Aidé par ses conseillers, Romain Lécapène s’efforça d’agir toujours en vue du bien commun. Il est le premier empereur qui ait pris des mesures législatives pour enrayer l’extension inquiétante des grands domaines aux dépens de la petite propriété et pour préserver l’intégrité des biens militaires, fondement du régime des thèmes et du recrutement d’une armée indigène.
En 928, à la suite d’une famine due à une mauvaise récolte, conséquence d’un hiver rigoureux, beaucoup de paysans durent mettre leur terre en gage aux mains des puissants et il leur fallait au moins dix ans pour les dégager, d’où la novelle de 934 qui flétrit l’égoïsme des puissants et qui, sans ordonner une éviction générale de tous les propriétaires qui détiennent les biens des pauvres, annule toutes les transactions, dons, héritages, postérieurs à 922 et décide que tout domaine acheté à un prix inférieur à la moitié du prix raisonnable sera restitué sans indemnité ; par contre, si l’achat a été régulier, le domaine pourra être restitué dans les trois ans moyennant le remboursement de la somme versée. «La petite propriété, écrivait Romain, a une grande utilité pour le paiement des impôts et l’accomplissement du service militaire.
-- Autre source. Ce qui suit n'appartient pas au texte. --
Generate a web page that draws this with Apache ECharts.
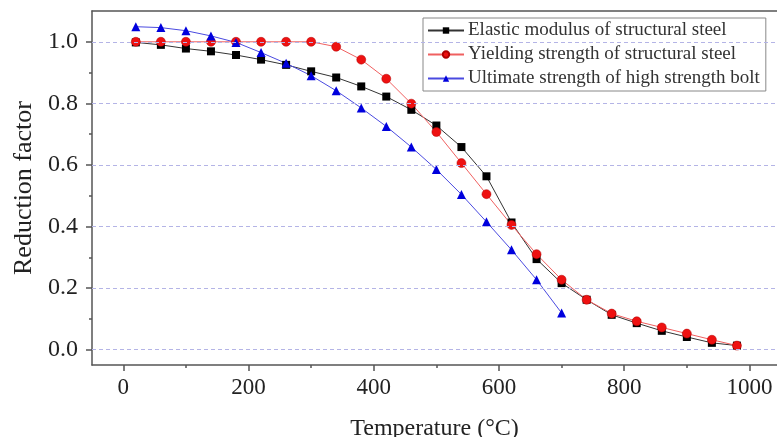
<!DOCTYPE html>
<html>
<head>
<meta charset="utf-8">
<script src="https://cdn.jsdelivr.net/npm/echarts@6/dist/echarts.min.js"></script>
<style>
  html, body { margin: 0; padding: 0; background: #fff; }
  #main { width: 777px; height: 437px; }
</style>
</head>
<body>
<div id="main"></div>
<script>
// temperatures (°C)
const temps = [20, 60, 100, 140, 180, 220, 260, 300, 340, 380, 420, 460, 500,
  540, 580, 620, 660, 700, 740, 780, 820, 860, 900, 940, 980];
const boltTemps = [20, 60, 100, 140, 180, 220, 260, 300, 340, 380, 420, 460, 500,
  540, 580, 620, 660, 700];

// reduction factors
const elasticModulus = [0.998, 0.99, 0.978, 0.969, 0.957, 0.942, 0.925, 0.904, 0.884,
  0.855, 0.822, 0.779, 0.728, 0.658, 0.563, 0.413, 0.294, 0.216, 0.162, 0.113,
  0.086, 0.061, 0.041, 0.022, 0.013];
const yieldStrength = [1.0, 1.0, 1.0, 1.0, 1.0, 1.0, 1.0, 1.0, 0.984, 0.942, 0.88,
  0.799, 0.707, 0.606, 0.505, 0.405, 0.31, 0.227, 0.162, 0.117, 0.092, 0.072,
  0.052, 0.032, 0.013];
const boltStrength = [1.049, 1.046, 1.036, 1.019, 0.998, 0.965, 0.93, 0.89, 0.841,
  0.785, 0.725, 0.658, 0.585, 0.504, 0.415, 0.324, 0.227, 0.119];

const xTicks = [0, 200, 400, 600, 800, 1000];
const xMinorTicks = [100, 300, 500, 700, 900];
const yTicks = [0, 0.2, 0.4, 0.6, 0.8, 1.0];
const yMinorTicks = [0.1, 0.3, 0.5, 0.7, 0.9];

const serif = "'Liberation Serif', 'Times New Roman', serif";
const axisColor = '#555';

const pairs = (xs, ys) => xs.map((x, i) => [x, ys[i]]);

let myChart = echarts.init(document.getElementById('main'));
myChart.setOption({
  animation: false,
  grid: { left: 92, top: 11, right: 0, bottom: 72, outerBoundsMode: 'none', containLabel: false },
  legend: {
    orient: 'vertical',
    left: 423,
    top: 18,
    padding: [3, 6, 3, 4],
    itemGap: 5,
    itemWidth: 36,
    itemHeight: 8,
    borderColor: '#888',
    borderWidth: 1,
    textStyle: { fontFamily: serif, fontSize: 19, color: '#333', padding: [0, 0, 0, -1] },
    data: [
      'Elastic modulus of structural steel',
      'Yielding strength of structural steel',
      'Ultimate strength of high strength bolt'
    ]
  },
  xAxis: [{
    type: 'value',
    min: -50,
    max: 1044,
    name: 'Temperature (°C)',
    nameLocation: 'middle',
    nameGap: 52,
    nameTextStyle: { fontFamily: serif, fontSize: 24, color: '#222' },
    axisLine: { onZero: false, lineStyle: { color: axisColor, width: 1.5 } },
    axisTick: { customValues: xTicks, length: 6, lineStyle: { color: axisColor, width: 1.5 } },
    axisLabel: {
      customValues: xTicks, margin: 11,
      fontFamily: serif, fontSize: 23, color: '#222',
      formatter: v => String(v)
    },
    splitLine: { show: false }
  }, {
    // minor ticks
    type: 'value',
    position: 'bottom',
    min: -50,
    max: 1044,
    axisLine: { show: false, onZero: false },
    axisTick: { customValues: xMinorTicks, length: 3, lineStyle: { color: axisColor, width: 1.5 } },
    axisLabel: { show: false },
    splitLine: { show: false }
  }, {
    // top frame
    type: 'value',
    position: 'top',
    min: -50,
    max: 1044,
    axisLine: { onZero: false, lineStyle: { color: axisColor, width: 1.5 } },
    axisTick: { show: false },
    axisLabel: { show: false },
    splitLine: { show: false }
  }],
  yAxis: [{
    type: 'value',
    position: 'left',
    min: -0.05,
    max: 1.1,
    name: 'Reduction factor',
    nameLocation: 'middle',
    nameGap: 55,
    nameTextStyle: { fontFamily: serif, fontSize: 26, color: '#222' },
    axisLine: { show: true, onZero: false, lineStyle: { color: axisColor, width: 1.5 } },
    axisTick: { show: true, customValues: yTicks, length: 6, lineStyle: { color: axisColor, width: 1.5 } },
    axisLabel: {
      customValues: yTicks, margin: 14,
      fontFamily: serif, fontSize: 24, color: '#222',
      formatter: v => v.toFixed(1)
    },
    splitLine: { show: false }
  }, {
    // minor ticks
    type: 'value',
    position: 'left',
    min: -0.05,
    max: 1.1,
    axisLine: { show: false, onZero: false },
    axisTick: { show: true, customValues: yMinorTicks, length: 3, lineStyle: { color: axisColor, width: 1.5 } },
    axisLabel: { show: false },
    splitLine: { show: false }
  }],
  series: [{
    // dashed grid lines
    type: 'line',
    data: [],
    silent: true,
    markLine: {
      silent: true,
      symbol: 'none',
      label: { show: false },
      lineStyle: { color: '#b4b4e6', type: [4, 3], width: 1 },
      data: yTicks.map(v => ({ yAxis: v }))
    }
  }, {
    name: 'Elastic modulus of structural steel',
    type: 'line',
    data: pairs(temps, elasticModulus),
    symbol: 'rect',
    symbolSize: 8,
    itemStyle: { color: '#000' },
    lineStyle: { color: '#333', width: 1 }
  }, {
    name: 'Yielding strength of structural steel',
    type: 'line',
    data: pairs(temps, yieldStrength),
    symbol: 'circle',
    symbolSize: 9,
    itemStyle: { color: '#ee1111', borderColor: '#b00000', borderWidth: 0.5 },
    lineStyle: { color: '#f06060', width: 1 }
  }, {
    name: 'Ultimate strength of high strength bolt',
    type: 'line',
    data: pairs(boltTemps, boltStrength),
    symbol: 'triangle',
    symbolSize: 9,
    itemStyle: { color: '#0000dd' },
    lineStyle: { color: '#4a4ae0', width: 1 }
  }]
});
</script>
</body>
</html>
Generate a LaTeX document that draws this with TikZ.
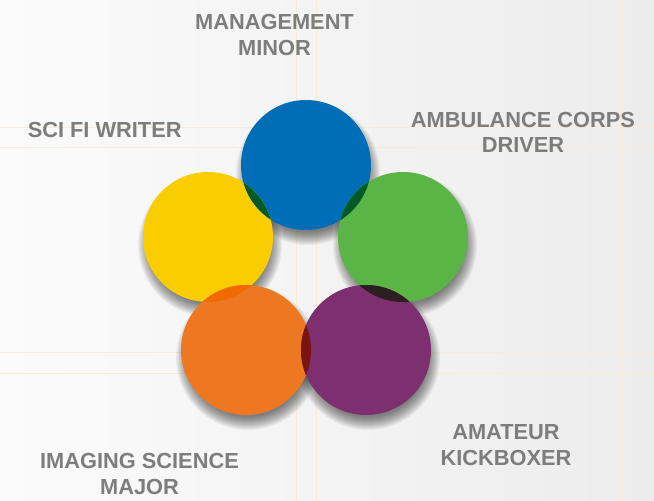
\documentclass[tikz,border=0pt]{standalone}
\usepackage{fontspec}
\setmainfont{Liberation Sans}
\begin{document}
\definecolor{bgleft}{HTML}{FBFBFB}
\definecolor{bgright}{HTML}{ECECEC}
\definecolor{gridline}{HTML}{F4EED6}
\definecolor{labelgray}{HTML}{7D7D7D}
\definecolor{cblue}{HTML}{006EB6}
\definecolor{cyellow}{HTML}{F9CD00}
\definecolor{cgreen}{HTML}{5AB446}
\definecolor{corange}{HTML}{EE7721}
\definecolor{cpurple}{HTML}{7E2F6F}
\definecolor{lensblueyellow}{HTML}{005A28}
\definecolor{lensbluegreen}{HTML}{005A28}
\definecolor{lensorangeyellow}{HTML}{F06A00}
\definecolor{lensorangepurple}{HTML}{7A1410}
\definecolor{lenspurplegreen}{HTML}{2B1F1F}
\begin{tikzpicture}[x=1pt,y=-1pt,
  lbl/.style={font=\fontsize{21.8}{25.5}\selectfont\bfseries, text=labelgray,
              align=center, inner sep=0pt, anchor=base},
  gridrule/.style={gridline, line width=0.9pt}]
  \def\R{65pt}
  % canvas and background gradient
  \useasboundingbox (0,0) rectangle (654,501);
  \shade[left color=bgleft, right color=bgright] (0,0) rectangle (654,501);
  % faint guide rules
  \foreach \yy in {127,147,352,373}
    \draw[gridrule] (0,\yy) -- (654,\yy);
  \foreach \xx in {296,316,620}
    \draw[gridrule] (\xx,0) -- (\xx,501);
  % circle centres
  \coordinate (mgmt)  at (306,165);
  \coordinate (scifi) at (208,237);
  \coordinate (ambul) at (403,237);
  \coordinate (imag)  at (246,350);
  \coordinate (kick)  at (366,350);
  % soft drop shadows beneath all discs
  \foreach \c in {mgmt,scifi,ambul,imag,kick}
    \foreach \k in {0,...,13}
      \fill[black, opacity=0.042] ([shift={(2,8)}]\c) circle[radius={(72-\k)*1pt}];
  % discs
  \fill[cblue]   (mgmt)  circle[radius=\R];
  \fill[cyellow] (scifi) circle[radius=\R];
  \fill[cgreen]  (ambul) circle[radius=\R];
  \fill[corange] (imag)  circle[radius=\R];
  \fill[cpurple] (kick)  circle[radius=\R];
  % darker lenses where neighbouring discs overlap
  \begin{scope}\clip (mgmt) circle[radius=\R];
    \fill[lensblueyellow] (scifi) circle[radius=\R];
    \fill[lensbluegreen] (ambul) circle[radius=\R];
  \end{scope}
  \begin{scope}\clip (imag) circle[radius=\R];
    \fill[lensorangeyellow] (scifi) circle[radius=\R];
    \fill[lensorangepurple] (kick) circle[radius=\R];
  \end{scope}
  \begin{scope}\clip (kick) circle[radius=\R];
    \fill[lenspurplegreen] (ambul) circle[radius=\R];
  \end{scope}
  % labels (anchored at the baseline of their last line)
  \node[lbl] (mgmtlabel)  at (274.5,55)  {MANAGEMENT\\MINOR};
  \node[lbl] (scifilabel) at (104.7,137.7) {SCI FI WRITER};
  \node[lbl] (ambullabel) at (523,152.7) {AMBULANCE CORPS\\DRIVER};
  \node[lbl] (imaglabel)  at (139.5,494) {IMAGING SCIENCE\\MAJOR};
  \node[lbl] (kicklabel)  at (506,465)   {AMATEUR\\KICKBOXER};
\end{tikzpicture}
\end{document}
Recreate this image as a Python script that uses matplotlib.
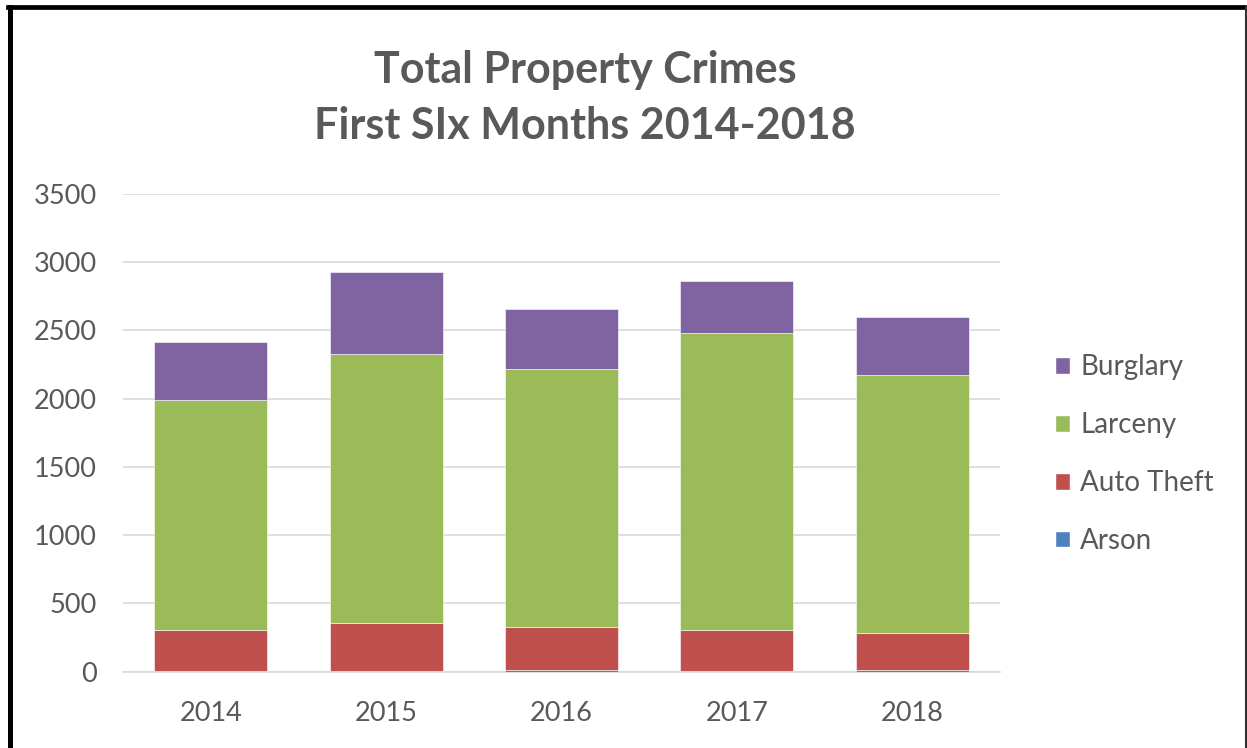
import matplotlib
matplotlib.use("Agg")
import matplotlib.pyplot as plt
from matplotlib.patches import Patch
import numpy as np

plt.rcParams["font.family"] = ["Lato", "DejaVu Sans"]

years = ["2014", "2015", "2016", "2017", "2018"]
arson = [2, 3, 12, 3, 12]
auto_theft = [304, 352, 318, 303, 270]
larceny = [1686, 1976, 1891, 2172, 1891]
burglary = [423, 594, 438, 386, 425]

colors = {"Arson": "#4F81BD", "Auto Theft": "#C0504D",
          "Larceny": "#9BBB59", "Burglary": "#8064A2"}
text_color = "#595959"

W, H = 1247, 748
fig = plt.figure(figsize=(W / 100, H / 100), dpi=100)
ax = fig.add_axes([123 / W, 1 - 671.7 / H, 877 / W, (671.7 - 194) / H])

x = np.arange(len(years))
width = 0.645
bottom = np.zeros(len(years))
for name, vals in [("Arson", arson), ("Auto Theft", auto_theft),
                   ("Larceny", larceny), ("Burglary", burglary)]:
    ax.bar(x, vals, width, bottom=bottom, color=colors[name],
           edgecolor="white", linewidth=0.4, zorder=3)
    bottom += np.array(vals)

ax.set_xlim(-0.5, len(years) - 0.5)
ax.set_ylim(0, 3500)
ax.set_yticks(range(0, 3501, 500))
ax.set_xticks(x)
ax.set_xticklabels(years)
ax.grid(axis="y", color="#D9D9D9", linewidth=1.2, zorder=0)
for s in ["top", "right", "left"]:
    ax.spines[s].set_visible(False)
ax.spines["bottom"].set_color("#D9D9D9")
ax.spines["bottom"].set_linewidth(1.2)
ax.tick_params(axis="both", length=0, labelsize=19.5, colors=text_color)
ax.tick_params(axis="y", pad=19)
ax.tick_params(axis="x", pad=21)

fig.text(585 / W, 1 - 70 / H, "Total Property Crimes", ha="center", va="center",
         fontsize=31, fontweight="bold", color=text_color)
fig.text(585 / W, 1 - 126 / H, "First SIx Months 2014-2018", ha="center", va="center",
         fontsize=31, fontweight="bold", color=text_color)

handles = [Patch(facecolor=colors[n], edgecolor="white", label=n)
           for n in ["Burglary", "Larceny", "Auto Theft", "Arson"]]
fig.legend(handles=handles, loc="center left", bbox_to_anchor=(1030 / W, 1 - 454 / H),
           frameon=False, fontsize=20, labelcolor=text_color, handlelength=0.55,
           handleheight=0.55, handletextpad=0.36, labelspacing=1.15)

# black frame like the screenshot
fig.add_artist(plt.Line2D([9.5 / W, 9.5 / W], [0, 1 - 7 / H], color="black", linewidth=3.6))
fig.add_artist(plt.Line2D([8 / W, 1], [1 - 7 / H, 1 - 7 / H], color="black", linewidth=3.4))
fig.add_artist(plt.Line2D([1245.5 / W, 1245.5 / W], [0, 1 - 7 / H], color="#333333", linewidth=1.5))

fig.savefig("out.png", dpi=100)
Tout sera en péril si elle disparaît.»(…)
Basile se souvint surtout que la guerre civile menées par les deux Bardas avait trouvé son point d’appui parmi les grands propriétaires d’Asie Mineure, qui, en accaparant les terres des pauvres et en réduisant en servage les paysans libres, malgré les lois, tendaient à former une féodalité oppressive pour la population et dangereuse pour l’État, dont elle violait impunément la législation.
Les plaintes innombrables reçues par l’empereur de ceux qui avaient été lésés ainsi le déterminèrent à publier sa novelle du 1er janvier 996, par laquelle il abolissait la prescription de 40 ans qui couvrait les acquisitions illégales des biens des pauvres ; tous les biens de cette catégorie acquis depuis la première loi de Romain Lécapène (922) devaient être restitués à leurs propriétaires primitifs sans aucune indemnité, même s’il s’agissait de biens acquis par l’Église. Les considérants de cette novelle, regardés comme des scolies ajoutées par Basile, s’élèvent avec indignation contre le scandale donné par les grandes familles, comme les Phocas, ou les Maleinoi, qui possèdent depuis cent ans des biens injustement acquis.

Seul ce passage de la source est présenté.